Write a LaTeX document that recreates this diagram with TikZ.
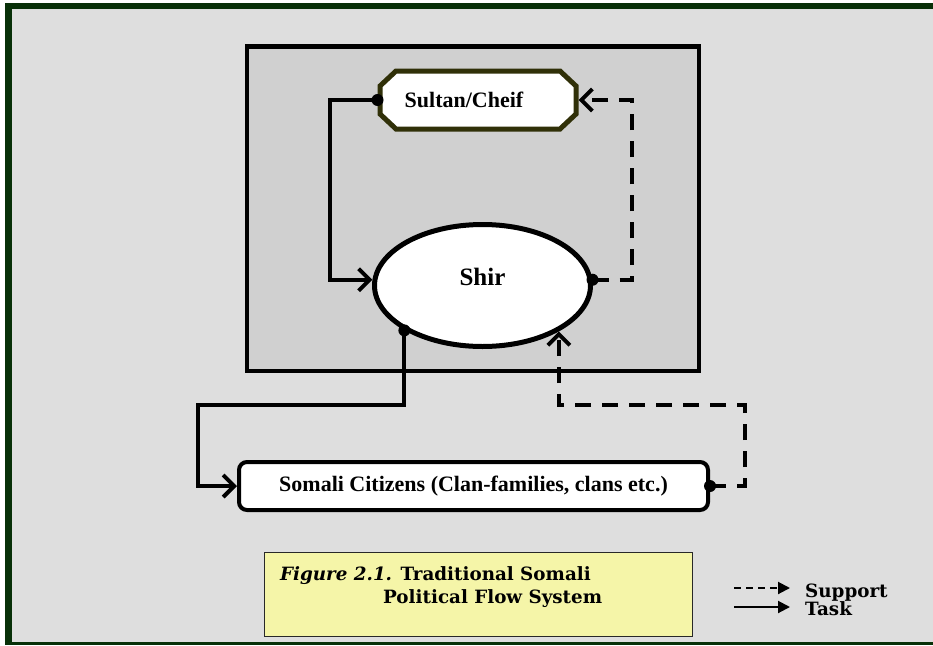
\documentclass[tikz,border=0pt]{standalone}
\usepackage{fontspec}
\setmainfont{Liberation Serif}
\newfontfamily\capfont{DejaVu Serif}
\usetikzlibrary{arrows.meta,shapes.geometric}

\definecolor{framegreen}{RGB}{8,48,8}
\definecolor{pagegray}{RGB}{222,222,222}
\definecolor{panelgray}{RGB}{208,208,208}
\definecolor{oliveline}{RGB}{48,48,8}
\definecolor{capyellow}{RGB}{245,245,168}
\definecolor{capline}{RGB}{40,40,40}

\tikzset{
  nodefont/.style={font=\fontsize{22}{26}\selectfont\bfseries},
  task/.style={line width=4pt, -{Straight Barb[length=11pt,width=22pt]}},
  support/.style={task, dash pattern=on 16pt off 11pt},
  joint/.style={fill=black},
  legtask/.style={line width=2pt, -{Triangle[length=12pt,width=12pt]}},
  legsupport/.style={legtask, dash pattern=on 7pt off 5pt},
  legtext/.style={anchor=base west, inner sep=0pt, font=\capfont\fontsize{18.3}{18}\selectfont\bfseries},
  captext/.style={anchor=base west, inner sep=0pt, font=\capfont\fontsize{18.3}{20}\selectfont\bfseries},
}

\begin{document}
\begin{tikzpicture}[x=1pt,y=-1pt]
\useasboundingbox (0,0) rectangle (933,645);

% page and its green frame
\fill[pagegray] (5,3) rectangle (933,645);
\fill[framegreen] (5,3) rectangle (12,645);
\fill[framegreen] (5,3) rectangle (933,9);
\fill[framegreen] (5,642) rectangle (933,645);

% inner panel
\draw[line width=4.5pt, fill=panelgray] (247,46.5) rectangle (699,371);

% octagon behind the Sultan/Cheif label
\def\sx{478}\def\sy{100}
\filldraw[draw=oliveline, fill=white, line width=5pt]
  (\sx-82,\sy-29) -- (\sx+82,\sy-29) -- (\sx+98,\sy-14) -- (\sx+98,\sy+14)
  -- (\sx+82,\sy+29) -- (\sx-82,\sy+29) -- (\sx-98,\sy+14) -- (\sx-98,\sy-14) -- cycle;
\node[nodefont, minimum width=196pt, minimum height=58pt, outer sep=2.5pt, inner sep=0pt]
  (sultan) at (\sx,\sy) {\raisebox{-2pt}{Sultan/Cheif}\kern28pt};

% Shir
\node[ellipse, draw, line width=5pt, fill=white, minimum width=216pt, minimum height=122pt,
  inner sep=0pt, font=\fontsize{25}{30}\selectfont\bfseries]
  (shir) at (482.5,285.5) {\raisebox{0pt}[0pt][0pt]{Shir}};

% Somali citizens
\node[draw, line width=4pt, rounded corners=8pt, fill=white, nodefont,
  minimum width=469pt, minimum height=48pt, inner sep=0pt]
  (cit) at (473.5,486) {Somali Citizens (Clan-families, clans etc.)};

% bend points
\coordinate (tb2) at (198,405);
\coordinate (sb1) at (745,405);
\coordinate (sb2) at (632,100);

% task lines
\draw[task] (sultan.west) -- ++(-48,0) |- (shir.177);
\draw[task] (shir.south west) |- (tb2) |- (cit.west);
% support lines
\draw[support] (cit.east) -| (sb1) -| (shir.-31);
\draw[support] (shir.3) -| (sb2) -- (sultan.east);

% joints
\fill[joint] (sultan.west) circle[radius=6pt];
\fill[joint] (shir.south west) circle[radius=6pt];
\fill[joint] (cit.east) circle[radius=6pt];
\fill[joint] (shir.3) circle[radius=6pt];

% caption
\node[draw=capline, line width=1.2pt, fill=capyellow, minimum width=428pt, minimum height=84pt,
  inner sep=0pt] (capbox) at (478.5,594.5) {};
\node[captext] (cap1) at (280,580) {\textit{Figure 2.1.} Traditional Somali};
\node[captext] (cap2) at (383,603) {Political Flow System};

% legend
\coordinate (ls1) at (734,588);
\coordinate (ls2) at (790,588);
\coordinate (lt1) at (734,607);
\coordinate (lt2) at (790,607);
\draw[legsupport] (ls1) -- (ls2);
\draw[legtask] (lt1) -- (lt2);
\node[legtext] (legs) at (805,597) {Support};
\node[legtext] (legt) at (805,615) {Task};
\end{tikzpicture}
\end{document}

PROBLEM: Return each line exactly as written. Any picture gets left out.

COMPLETE RESPONSE:
Write a LaTeX document that recreates this diagram with TikZ.
\documentclass[tikz,border=0pt]{standalone}
\usepackage{fontspec}
\setmainfont{Liberation Serif}
\newfontfamily\capfont{DejaVu Serif}
\usetikzlibrary{arrows.meta,shapes.geometric}

\definecolor{framegreen}{RGB}{8,48,8}
\definecolor{pagegray}{RGB}{222,222,222}
\definecolor{panelgray}{RGB}{208,208,208}
\definecolor{oliveline}{RGB}{48,48,8}
\definecolor{capyellow}{RGB}{245,245,168}
\definecolor{capline}{RGB}{40,40,40}

\tikzset{
  nodefont/.style={font=\fontsize{22}{26}\selectfont\bfseries},
  task/.style={line width=4pt, -{Straight Barb[length=11pt,width=22pt]}},
  support/.style={task, dash pattern=on 16pt off 11pt},
  joint/.style={fill=black},
  legtask/.style={line width=2pt, -{Triangle[length=12pt,width=12pt]}},
  legsupport/.style={legtask, dash pattern=on 7pt off 5pt},
  legtext/.style={anchor=base west, inner sep=0pt, font=\capfont\fontsize{18.3}{18}\selectfont\bfseries},
  captext/.style={anchor=base west, inner sep=0pt, font=\capfont\fontsize{18.3}{20}\selectfont\bfseries},
}

\begin{document}
\begin{tikzpicture}[x=1pt,y=-1pt]
\useasboundingbox (0,0) rectangle (933,645);

% page and its green frame
\fill[pagegray] (5,3) rectangle (933,645);
\fill[framegreen] (5,3) rectangle (12,645);
\fill[framegreen] (5,3) rectangle (933,9);
\fill[framegreen] (5,642) rectangle (933,645);

% inner panel
\draw[line width=4.5pt, fill=panelgray] (247,46.5) rectangle (699,371);

% octagon behind the Sultan/Cheif label
\def\sx{478}\def\sy{100}
\filldraw[draw=oliveline, fill=white, line width=5pt]
  (\sx-82,\sy-29) -- (\sx+82,\sy-29) -- (\sx+98,\sy-14) -- (\sx+98,\sy+14)
  -- (\sx+82,\sy+29) -- (\sx-82,\sy+29) -- (\sx-98,\sy+14) -- (\sx-98,\sy-14) -- cycle;
\node[nodefont, minimum width=196pt, minimum height=58pt, outer sep=2.5pt, inner sep=0pt]
  (sultan) at (\sx,\sy) {\raisebox{-2pt}{Sultan/Cheif}\kern28pt};

% Shir
\node[ellipse, draw, line width=5pt, fill=white, minimum width=216pt, minimum height=122pt,
  inner sep=0pt, font=\fontsize{25}{30}\selectfont\bfseries]
  (shir) at (482.5,285.5) {\raisebox{0pt}[0pt][0pt]{Shir}};

% Somali citizens
\node[draw, line width=4pt, rounded corners=8pt, fill=white, nodefont,
  minimum width=469pt, minimum height=48pt, inner sep=0pt]
  (cit) at (473.5,486) {Somali Citizens (Clan-families, clans etc.)};

% bend points
\coordinate (tb2) at (198,405);
\coordinate (sb1) at (745,405);
\coordinate (sb2) at (632,100);

% task lines
\draw[task] (sultan.west) -- ++(-48,0) |- (shir.177);
\draw[task] (shir.south west) |- (tb2) |- (cit.west);
% support lines
\draw[support] (cit.east) -| (sb1) -| (shir.-31);
\draw[support] (shir.3) -| (sb2) -- (sultan.east);

% joints
\fill[joint] (sultan.west) circle[radius=6pt];
\fill[joint] (shir.south west) circle[radius=6pt];
\fill[joint] (cit.east) circle[radius=6pt];
\fill[joint] (shir.3) circle[radius=6pt];

% caption
\node[draw=capline, line width=1.2pt, fill=capyellow, minimum width=428pt, minimum height=84pt,
  inner sep=0pt] (capbox) at (478.5,594.5) {};
\node[captext] (cap1) at (280,580) {\textit{Figure 2.1.} Traditional Somali};
\node[captext] (cap2) at (383,603) {Political Flow System};

% legend
\coordinate (ls1) at (734,588);
\coordinate (ls2) at (790,588);
\coordinate (lt1) at (734,607);
\coordinate (lt2) at (790,607);
\draw[legsupport] (ls1) -- (ls2);
\draw[legtask] (lt1) -- (lt2);
\node[legtext] (legs) at (805,597) {Support};
\node[legtext] (legt) at (805,615) {Task};
\end{tikzpicture}
\end{document}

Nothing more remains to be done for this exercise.